What can you do when all you dream of is moving to or living in London? The most kick ass, beautiful, confusing, fierce, creative, hard and amazing city; the concrete love of my life. Do you let terrorism stop you living your life, stop you dreaming? I don’t want to let fear stop me from going to the theatre. Stop me celebrating in crowds. Stop me taking the tube. If you let it, the fear of getting hurt, the fear of these immensely evil people could stop you leaving your front door.

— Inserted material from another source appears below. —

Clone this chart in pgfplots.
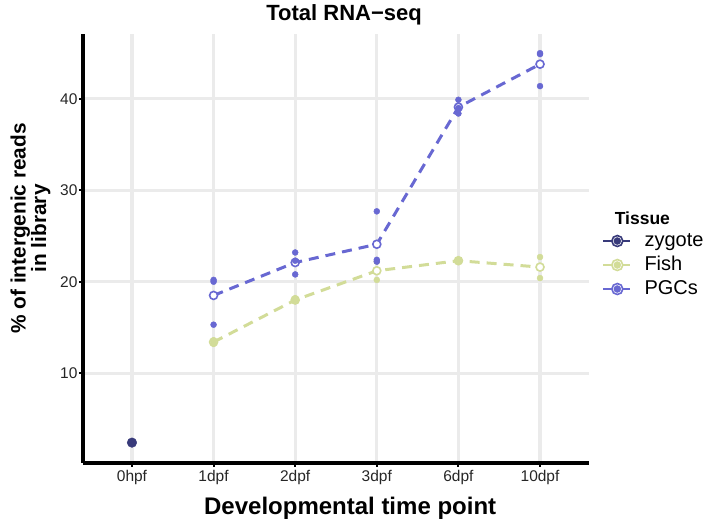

What can you do when it seems too scary to leave your house? What did I do when all I wanted to do was stay inside and protect myself? I went out. I went out and had breakfast with a friend and made plans for the future. I got on a tube full of strangers and just stood there ignoring everyone like I would on any other day. I got on the tube even though it was the last thing I wanted to do because the terrorists can’t win, they can’t fucking control my life. In the face of terrorist acts like this all we can do is stand together, continue living and loving in London and plan for the future and hope. Hope that it will all be ok.